Data entries
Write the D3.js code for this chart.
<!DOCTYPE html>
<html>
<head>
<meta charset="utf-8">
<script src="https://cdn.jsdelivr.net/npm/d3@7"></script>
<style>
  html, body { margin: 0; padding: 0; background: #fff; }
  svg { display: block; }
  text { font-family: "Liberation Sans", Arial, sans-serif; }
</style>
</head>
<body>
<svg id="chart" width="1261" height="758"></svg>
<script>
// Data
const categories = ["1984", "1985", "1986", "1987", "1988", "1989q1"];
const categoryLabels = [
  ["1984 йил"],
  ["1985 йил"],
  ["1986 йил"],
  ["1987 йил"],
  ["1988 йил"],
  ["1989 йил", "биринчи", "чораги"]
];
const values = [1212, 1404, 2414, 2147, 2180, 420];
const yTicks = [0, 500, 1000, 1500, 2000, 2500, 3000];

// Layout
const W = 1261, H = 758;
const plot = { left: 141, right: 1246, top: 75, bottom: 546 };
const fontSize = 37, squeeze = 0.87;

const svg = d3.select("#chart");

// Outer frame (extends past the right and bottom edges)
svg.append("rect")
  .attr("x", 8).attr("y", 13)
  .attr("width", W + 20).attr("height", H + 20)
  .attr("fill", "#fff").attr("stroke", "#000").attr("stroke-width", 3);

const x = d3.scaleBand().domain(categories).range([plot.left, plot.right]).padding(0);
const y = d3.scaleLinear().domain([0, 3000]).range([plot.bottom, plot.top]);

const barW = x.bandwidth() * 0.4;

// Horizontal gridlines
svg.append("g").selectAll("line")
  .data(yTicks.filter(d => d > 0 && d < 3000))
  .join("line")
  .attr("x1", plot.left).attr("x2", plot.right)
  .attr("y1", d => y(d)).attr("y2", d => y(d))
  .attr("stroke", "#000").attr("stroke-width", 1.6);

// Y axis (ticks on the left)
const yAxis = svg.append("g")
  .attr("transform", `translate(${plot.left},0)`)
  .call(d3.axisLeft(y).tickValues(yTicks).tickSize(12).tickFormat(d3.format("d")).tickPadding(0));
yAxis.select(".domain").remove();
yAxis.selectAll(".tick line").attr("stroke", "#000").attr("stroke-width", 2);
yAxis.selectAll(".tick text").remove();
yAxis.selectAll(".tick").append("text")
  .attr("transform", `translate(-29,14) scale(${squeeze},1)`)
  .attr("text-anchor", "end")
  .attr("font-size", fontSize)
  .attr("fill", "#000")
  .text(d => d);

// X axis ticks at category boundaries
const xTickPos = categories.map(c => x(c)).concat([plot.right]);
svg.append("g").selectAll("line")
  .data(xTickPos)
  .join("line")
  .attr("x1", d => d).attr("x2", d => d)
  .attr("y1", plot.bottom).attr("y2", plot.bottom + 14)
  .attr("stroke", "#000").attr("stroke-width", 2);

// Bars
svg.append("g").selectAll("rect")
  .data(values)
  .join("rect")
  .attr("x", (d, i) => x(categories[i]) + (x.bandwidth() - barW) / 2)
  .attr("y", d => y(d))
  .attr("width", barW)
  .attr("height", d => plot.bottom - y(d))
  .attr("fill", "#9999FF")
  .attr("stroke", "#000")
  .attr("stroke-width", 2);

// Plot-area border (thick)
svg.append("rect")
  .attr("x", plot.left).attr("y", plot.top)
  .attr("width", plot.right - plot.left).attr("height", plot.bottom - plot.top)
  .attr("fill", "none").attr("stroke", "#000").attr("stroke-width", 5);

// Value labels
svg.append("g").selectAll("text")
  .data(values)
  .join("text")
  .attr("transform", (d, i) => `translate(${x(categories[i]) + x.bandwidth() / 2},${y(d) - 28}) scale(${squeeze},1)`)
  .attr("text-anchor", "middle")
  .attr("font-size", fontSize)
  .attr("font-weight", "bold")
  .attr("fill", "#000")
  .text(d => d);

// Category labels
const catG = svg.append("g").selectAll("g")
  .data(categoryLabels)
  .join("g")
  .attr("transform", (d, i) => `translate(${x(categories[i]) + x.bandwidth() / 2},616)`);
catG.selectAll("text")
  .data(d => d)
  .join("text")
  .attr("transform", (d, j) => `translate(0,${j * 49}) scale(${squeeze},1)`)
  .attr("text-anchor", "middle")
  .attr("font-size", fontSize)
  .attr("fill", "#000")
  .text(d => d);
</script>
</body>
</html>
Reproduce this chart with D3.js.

◆ Problem
Beginning at the first line above, repeat exactly until the line containing "const barW = x.bandwidth() * 0.4;", which is included.

◆ Output below
Write the D3.js code for this chart.
<!DOCTYPE html>
<html>
<head>
<meta charset="utf-8">
<script src="https://cdn.jsdelivr.net/npm/d3@7"></script>
<style>
  html, body { margin: 0; padding: 0; background: #fff; }
  svg { display: block; }
  text { font-family: "Liberation Sans", Arial, sans-serif; }
</style>
</head>
<body>
<svg id="chart" width="1261" height="758"></svg>
<script>
// Data
const categories = ["1984", "1985", "1986", "1987", "1988", "1989q1"];
const categoryLabels = [
  ["1984 йил"],
  ["1985 йил"],
  ["1986 йил"],
  ["1987 йил"],
  ["1988 йил"],
  ["1989 йил", "биринчи", "чораги"]
];
const values = [1212, 1404, 2414, 2147, 2180, 420];
const yTicks = [0, 500, 1000, 1500, 2000, 2500, 3000];

// Layout
const W = 1261, H = 758;
const plot = { left: 141, right: 1246, top: 75, bottom: 546 };
const fontSize = 37, squeeze = 0.87;

const svg = d3.select("#chart");

// Outer frame (extends past the right and bottom edges)
svg.append("rect")
  .attr("x", 8).attr("y", 13)
  .attr("width", W + 20).attr("height", H + 20)
  .attr("fill", "#fff").attr("stroke", "#000").attr("stroke-width", 3);

const x = d3.scaleBand().domain(categories).range([plot.left, plot.right]).padding(0);
const y = d3.scaleLinear().domain([0, 3000]).range([plot.bottom, plot.top]);

const barW = x.bandwidth() * 0.4;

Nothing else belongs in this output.